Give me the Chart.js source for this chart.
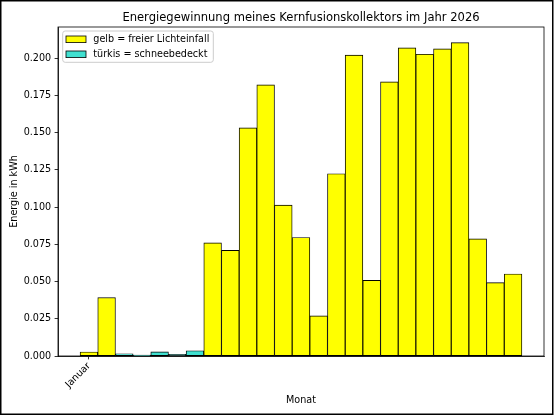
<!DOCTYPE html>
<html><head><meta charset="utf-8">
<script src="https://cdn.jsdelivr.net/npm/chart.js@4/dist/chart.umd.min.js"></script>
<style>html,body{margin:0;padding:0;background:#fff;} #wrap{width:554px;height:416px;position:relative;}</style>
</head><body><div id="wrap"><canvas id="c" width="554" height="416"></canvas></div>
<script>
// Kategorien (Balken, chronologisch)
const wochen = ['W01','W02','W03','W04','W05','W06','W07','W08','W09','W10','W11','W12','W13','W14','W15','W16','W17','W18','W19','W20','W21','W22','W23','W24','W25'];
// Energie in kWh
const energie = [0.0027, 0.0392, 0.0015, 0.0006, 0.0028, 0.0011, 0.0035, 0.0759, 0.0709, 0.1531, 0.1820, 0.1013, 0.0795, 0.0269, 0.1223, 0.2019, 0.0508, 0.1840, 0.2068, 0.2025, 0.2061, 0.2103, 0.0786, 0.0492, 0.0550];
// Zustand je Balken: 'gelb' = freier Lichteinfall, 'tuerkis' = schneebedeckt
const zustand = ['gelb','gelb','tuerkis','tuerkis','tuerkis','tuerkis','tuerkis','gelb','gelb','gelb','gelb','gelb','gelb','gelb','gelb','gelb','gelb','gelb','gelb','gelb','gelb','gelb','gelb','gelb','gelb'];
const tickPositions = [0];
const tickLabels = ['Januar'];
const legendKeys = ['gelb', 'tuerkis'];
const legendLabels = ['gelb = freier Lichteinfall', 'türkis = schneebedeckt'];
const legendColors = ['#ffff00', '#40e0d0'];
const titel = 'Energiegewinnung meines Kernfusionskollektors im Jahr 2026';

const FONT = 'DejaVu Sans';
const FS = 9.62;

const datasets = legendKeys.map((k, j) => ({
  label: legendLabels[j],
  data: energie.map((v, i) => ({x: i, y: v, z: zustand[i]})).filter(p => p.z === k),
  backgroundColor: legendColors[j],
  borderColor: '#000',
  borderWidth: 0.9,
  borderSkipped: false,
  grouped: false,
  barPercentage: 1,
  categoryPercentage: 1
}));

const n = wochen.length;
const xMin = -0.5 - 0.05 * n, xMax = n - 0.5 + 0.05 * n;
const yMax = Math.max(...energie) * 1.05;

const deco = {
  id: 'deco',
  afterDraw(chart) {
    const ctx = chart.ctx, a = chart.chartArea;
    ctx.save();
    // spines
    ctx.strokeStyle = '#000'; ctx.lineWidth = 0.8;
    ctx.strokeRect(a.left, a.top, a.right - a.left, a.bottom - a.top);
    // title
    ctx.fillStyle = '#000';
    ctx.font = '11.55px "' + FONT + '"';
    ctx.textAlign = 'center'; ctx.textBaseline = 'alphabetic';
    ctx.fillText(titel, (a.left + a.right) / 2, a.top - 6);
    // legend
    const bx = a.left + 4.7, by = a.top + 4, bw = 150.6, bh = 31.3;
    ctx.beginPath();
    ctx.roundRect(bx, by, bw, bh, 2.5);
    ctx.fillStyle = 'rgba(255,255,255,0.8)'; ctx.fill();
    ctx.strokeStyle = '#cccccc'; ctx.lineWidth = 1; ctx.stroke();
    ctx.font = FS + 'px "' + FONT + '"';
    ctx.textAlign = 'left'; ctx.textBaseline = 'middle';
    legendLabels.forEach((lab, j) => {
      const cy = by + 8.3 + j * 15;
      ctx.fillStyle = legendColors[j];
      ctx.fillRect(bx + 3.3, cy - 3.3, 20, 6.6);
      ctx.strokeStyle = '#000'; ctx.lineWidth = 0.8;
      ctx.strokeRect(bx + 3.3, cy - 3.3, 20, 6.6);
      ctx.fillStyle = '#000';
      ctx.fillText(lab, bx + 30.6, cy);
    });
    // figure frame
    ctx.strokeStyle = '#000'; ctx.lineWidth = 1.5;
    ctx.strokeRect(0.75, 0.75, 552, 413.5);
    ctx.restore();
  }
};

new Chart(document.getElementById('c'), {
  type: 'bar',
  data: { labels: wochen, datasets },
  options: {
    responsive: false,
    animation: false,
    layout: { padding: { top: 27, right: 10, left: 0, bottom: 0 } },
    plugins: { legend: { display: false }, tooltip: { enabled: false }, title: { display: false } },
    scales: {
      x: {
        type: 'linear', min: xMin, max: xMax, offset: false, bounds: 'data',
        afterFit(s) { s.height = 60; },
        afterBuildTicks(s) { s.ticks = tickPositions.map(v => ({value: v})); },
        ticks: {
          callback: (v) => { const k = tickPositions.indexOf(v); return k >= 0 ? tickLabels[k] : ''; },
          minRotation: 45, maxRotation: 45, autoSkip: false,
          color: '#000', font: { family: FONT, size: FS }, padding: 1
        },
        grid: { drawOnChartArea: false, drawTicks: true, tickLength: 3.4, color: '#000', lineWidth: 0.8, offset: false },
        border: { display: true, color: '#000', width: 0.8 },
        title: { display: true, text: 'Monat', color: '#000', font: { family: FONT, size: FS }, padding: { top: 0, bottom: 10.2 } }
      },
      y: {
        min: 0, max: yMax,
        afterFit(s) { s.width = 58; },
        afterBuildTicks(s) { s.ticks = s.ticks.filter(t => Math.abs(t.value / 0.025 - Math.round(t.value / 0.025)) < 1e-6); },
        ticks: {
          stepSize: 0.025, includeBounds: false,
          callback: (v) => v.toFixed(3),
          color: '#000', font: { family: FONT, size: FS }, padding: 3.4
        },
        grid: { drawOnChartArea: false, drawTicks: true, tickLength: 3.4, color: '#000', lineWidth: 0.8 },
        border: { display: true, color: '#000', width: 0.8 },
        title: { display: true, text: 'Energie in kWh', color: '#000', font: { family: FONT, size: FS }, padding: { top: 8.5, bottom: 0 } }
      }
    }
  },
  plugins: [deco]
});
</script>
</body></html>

○ ○ ○ ○

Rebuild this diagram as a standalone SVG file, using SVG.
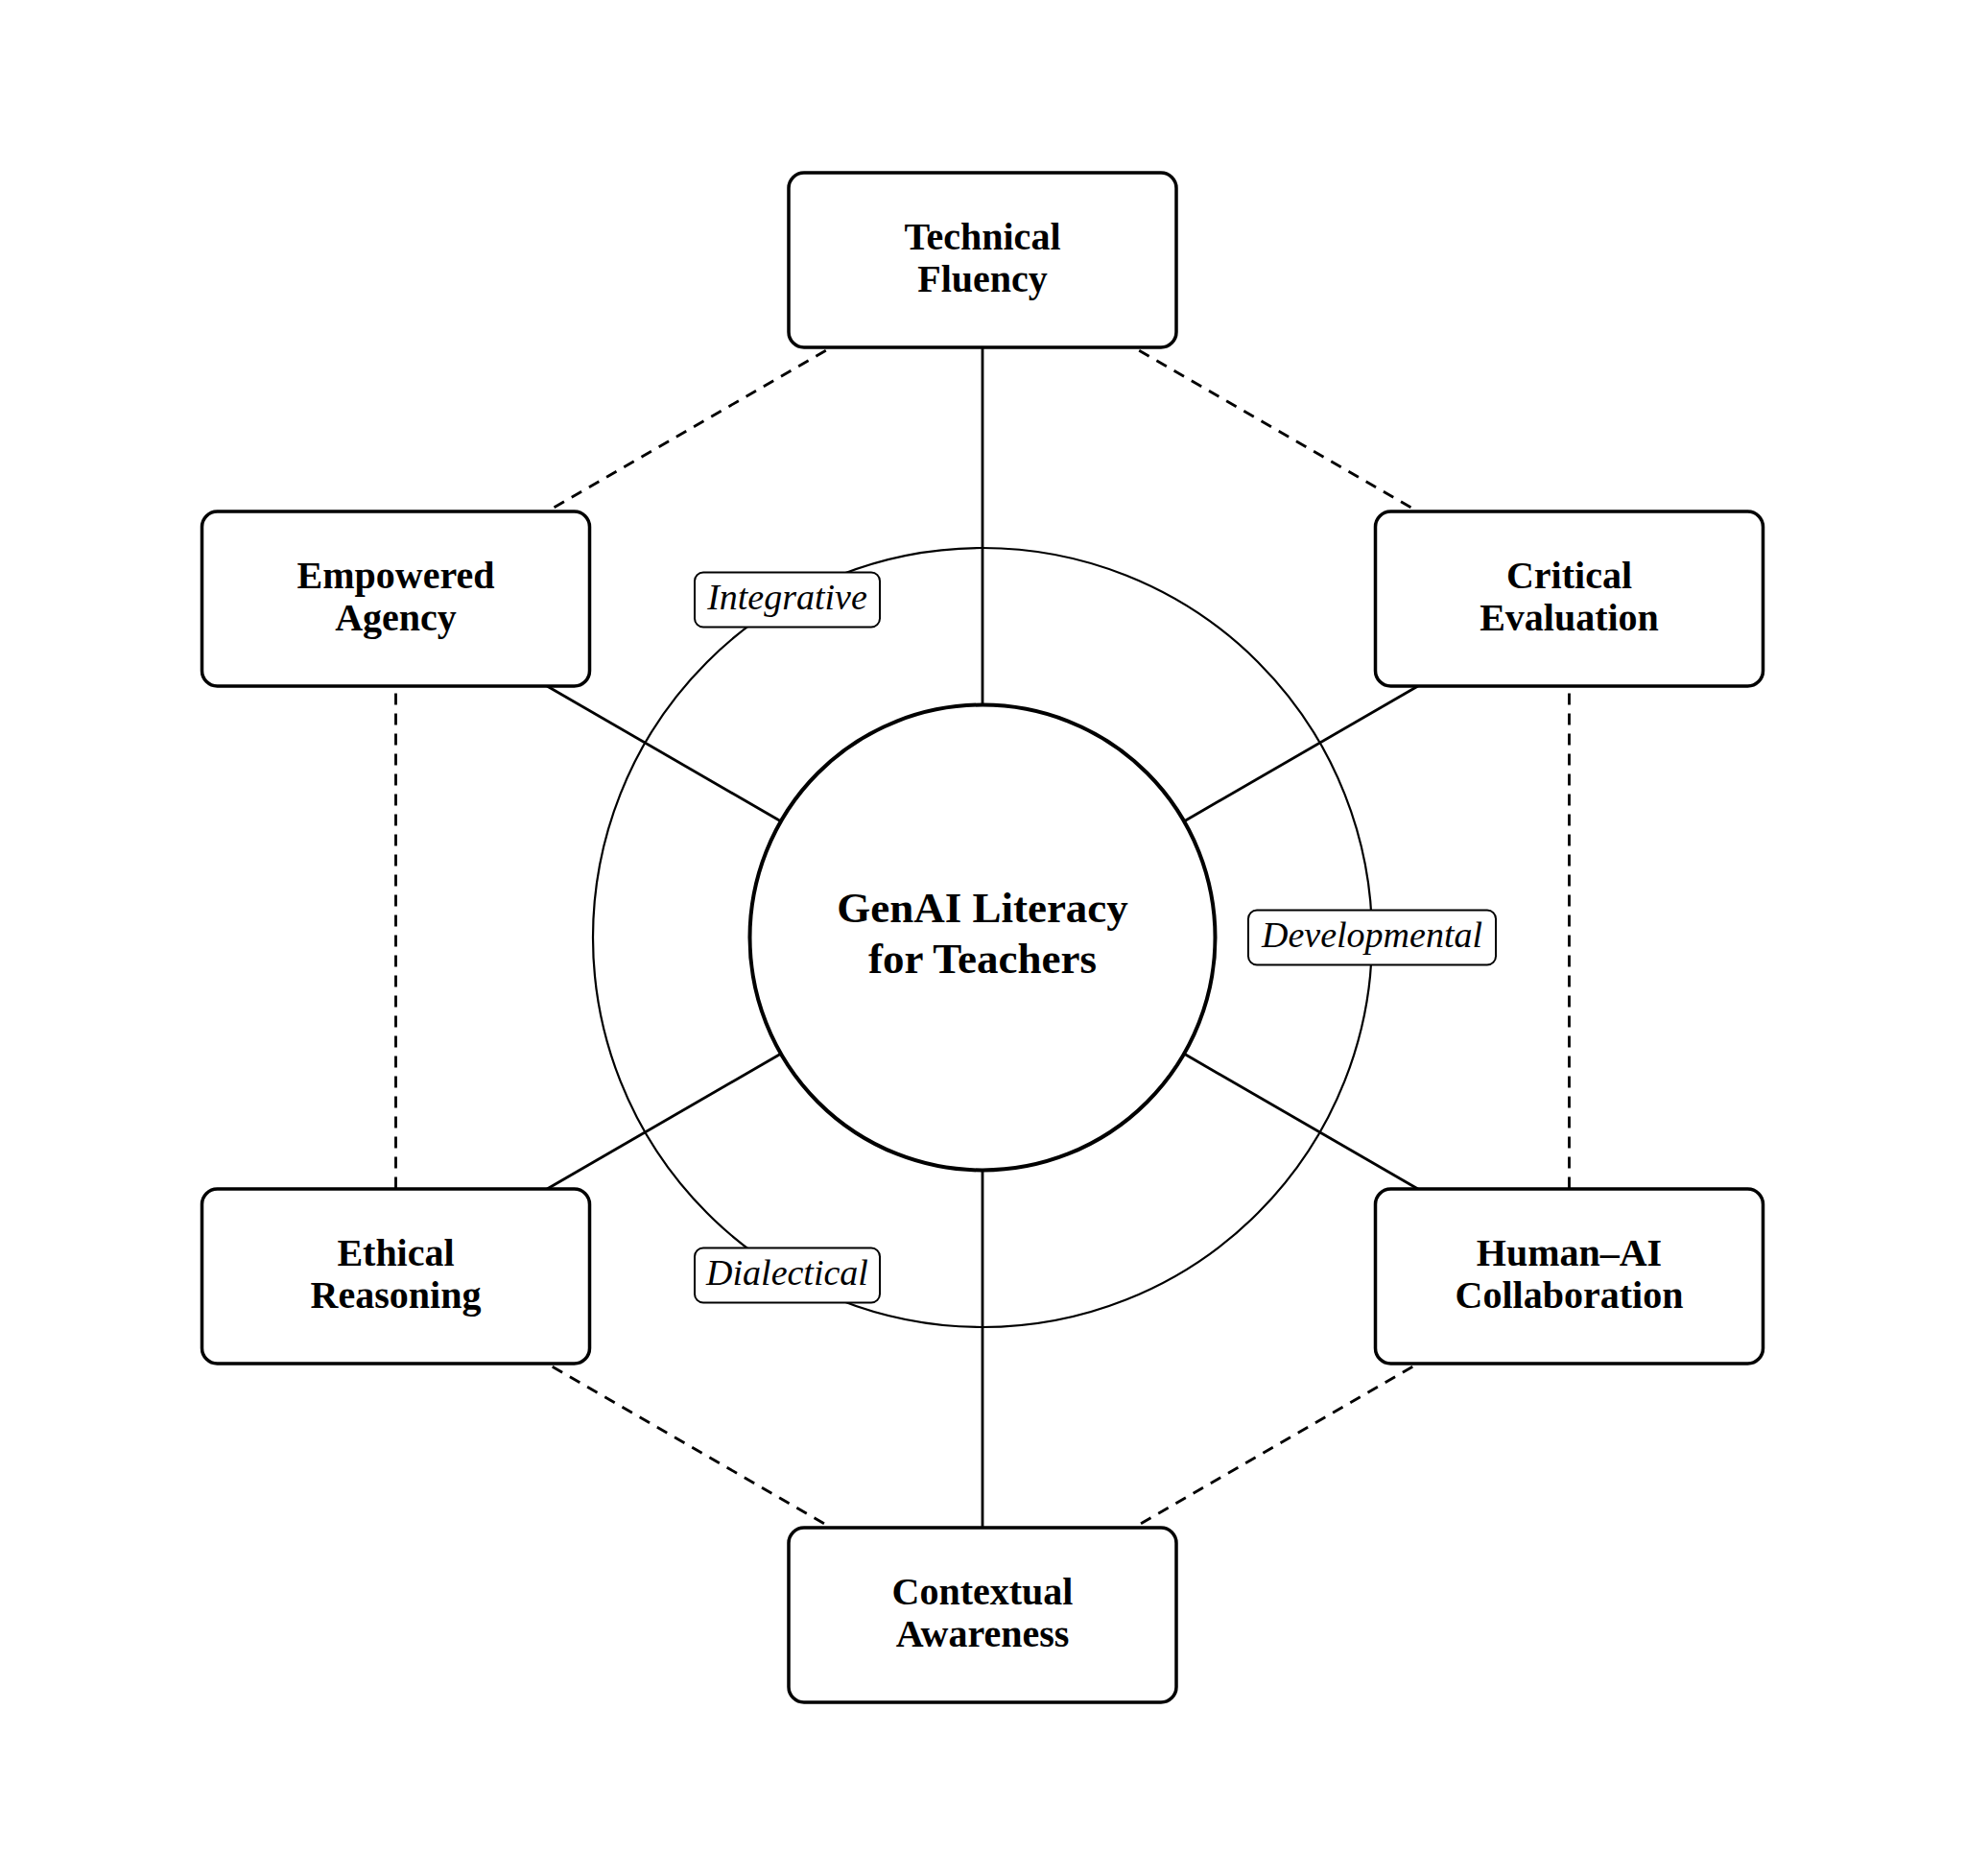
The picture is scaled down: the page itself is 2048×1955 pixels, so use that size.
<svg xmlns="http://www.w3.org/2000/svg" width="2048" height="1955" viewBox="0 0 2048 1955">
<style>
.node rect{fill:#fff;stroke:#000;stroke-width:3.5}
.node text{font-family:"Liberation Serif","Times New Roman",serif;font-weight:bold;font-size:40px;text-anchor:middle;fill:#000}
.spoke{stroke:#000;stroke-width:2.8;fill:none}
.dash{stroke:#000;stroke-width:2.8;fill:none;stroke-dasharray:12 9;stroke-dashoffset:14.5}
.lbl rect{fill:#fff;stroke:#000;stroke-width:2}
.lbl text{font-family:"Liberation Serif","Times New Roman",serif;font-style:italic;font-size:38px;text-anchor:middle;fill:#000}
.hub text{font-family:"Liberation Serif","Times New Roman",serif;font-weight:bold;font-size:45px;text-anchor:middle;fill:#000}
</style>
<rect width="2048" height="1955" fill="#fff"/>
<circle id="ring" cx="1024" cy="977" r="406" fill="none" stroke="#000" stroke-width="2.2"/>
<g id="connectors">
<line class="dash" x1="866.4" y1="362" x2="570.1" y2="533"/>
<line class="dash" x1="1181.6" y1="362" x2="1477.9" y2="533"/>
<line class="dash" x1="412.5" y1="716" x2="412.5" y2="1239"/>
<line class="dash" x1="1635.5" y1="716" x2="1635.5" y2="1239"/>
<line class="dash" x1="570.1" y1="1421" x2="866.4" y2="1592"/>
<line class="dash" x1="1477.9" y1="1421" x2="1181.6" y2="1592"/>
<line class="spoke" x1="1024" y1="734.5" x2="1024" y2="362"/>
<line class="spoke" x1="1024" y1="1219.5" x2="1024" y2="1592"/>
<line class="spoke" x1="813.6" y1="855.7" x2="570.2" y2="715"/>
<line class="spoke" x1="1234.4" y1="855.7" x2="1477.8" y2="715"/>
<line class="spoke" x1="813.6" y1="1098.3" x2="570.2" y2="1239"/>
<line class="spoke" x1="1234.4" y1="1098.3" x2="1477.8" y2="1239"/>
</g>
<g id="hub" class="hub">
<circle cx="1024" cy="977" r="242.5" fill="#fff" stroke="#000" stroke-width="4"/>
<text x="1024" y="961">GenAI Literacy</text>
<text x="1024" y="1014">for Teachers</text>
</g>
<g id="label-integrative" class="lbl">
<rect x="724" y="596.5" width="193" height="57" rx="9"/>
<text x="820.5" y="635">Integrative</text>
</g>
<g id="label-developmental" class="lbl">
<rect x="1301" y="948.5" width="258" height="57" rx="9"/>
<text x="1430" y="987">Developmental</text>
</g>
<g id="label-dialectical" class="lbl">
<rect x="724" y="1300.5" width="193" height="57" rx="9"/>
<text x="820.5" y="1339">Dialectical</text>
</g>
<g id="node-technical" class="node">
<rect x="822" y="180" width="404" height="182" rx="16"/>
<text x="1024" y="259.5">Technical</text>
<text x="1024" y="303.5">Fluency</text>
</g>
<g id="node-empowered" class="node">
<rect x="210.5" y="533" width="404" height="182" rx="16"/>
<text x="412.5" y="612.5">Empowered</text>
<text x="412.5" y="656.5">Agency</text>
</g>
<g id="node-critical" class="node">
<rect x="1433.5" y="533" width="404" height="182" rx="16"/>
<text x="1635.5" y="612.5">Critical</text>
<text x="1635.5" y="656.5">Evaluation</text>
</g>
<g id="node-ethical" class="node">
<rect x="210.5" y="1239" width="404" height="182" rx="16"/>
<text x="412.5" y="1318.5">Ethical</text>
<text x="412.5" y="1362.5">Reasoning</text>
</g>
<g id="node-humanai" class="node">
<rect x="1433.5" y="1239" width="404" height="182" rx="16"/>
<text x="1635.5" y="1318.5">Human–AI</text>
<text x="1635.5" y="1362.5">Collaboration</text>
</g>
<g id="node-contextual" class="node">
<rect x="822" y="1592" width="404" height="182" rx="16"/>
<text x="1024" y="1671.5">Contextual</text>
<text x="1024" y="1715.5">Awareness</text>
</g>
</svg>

○ ○ ○ ○

Leave the pictures out and print, exactly as written, every line from the one holding "Give me the Chart.js source for this chart." down to the one holding "const yMax = Math.max(...energie) * 1.05;", both of those included.

Give me the Chart.js source for this chart.
<!DOCTYPE html>
<html><head><meta charset="utf-8">
<script src="https://cdn.jsdelivr.net/npm/chart.js@4/dist/chart.umd.min.js"></script>
<style>html,body{margin:0;padding:0;background:#fff;} #wrap{width:554px;height:416px;position:relative;}</style>
</head><body><div id="wrap"><canvas id="c" width="554" height="416"></canvas></div>
<script>
// Kategorien (Balken, chronologisch)
const wochen = ['W01','W02','W03','W04','W05','W06','W07','W08','W09','W10','W11','W12','W13','W14','W15','W16','W17','W18','W19','W20','W21','W22','W23','W24','W25'];
// Energie in kWh
const energie = [0.0027, 0.0392, 0.0015, 0.0006, 0.0028, 0.0011, 0.0035, 0.0759, 0.0709, 0.1531, 0.1820, 0.1013, 0.0795, 0.0269, 0.1223, 0.2019, 0.0508, 0.1840, 0.2068, 0.2025, 0.2061, 0.2103, 0.0786, 0.0492, 0.0550];
// Zustand je Balken: 'gelb' = freier Lichteinfall, 'tuerkis' = schneebedeckt
const zustand = ['gelb','gelb','tuerkis','tuerkis','tuerkis','tuerkis','tuerkis','gelb','gelb','gelb','gelb','gelb','gelb','gelb','gelb','gelb','gelb','gelb','gelb','gelb','gelb','gelb','gelb','gelb','gelb'];
const tickPositions = [0];
const tickLabels = ['Januar'];
const legendKeys = ['gelb', 'tuerkis'];
const legendLabels = ['gelb = freier Lichteinfall', 'türkis = schneebedeckt'];
const legendColors = ['#ffff00', '#40e0d0'];
const titel = 'Energiegewinnung meines Kernfusionskollektors im Jahr 2026';

const FONT = 'DejaVu Sans';
const FS = 9.62;

const datasets = legendKeys.map((k, j) => ({
  label: legendLabels[j],
  data: energie.map((v, i) => ({x: i, y: v, z: zustand[i]})).filter(p => p.z === k),
  backgroundColor: legendColors[j],
  borderColor: '#000',
  borderWidth: 0.9,
  borderSkipped: false,
  grouped: false,
  barPercentage: 1,
  categoryPercentage: 1
}));

const n = wochen.length;
const xMin = -0.5 - 0.05 * n, xMax = n - 0.5 + 0.05 * n;
const yMax = Math.max(...energie) * 1.05;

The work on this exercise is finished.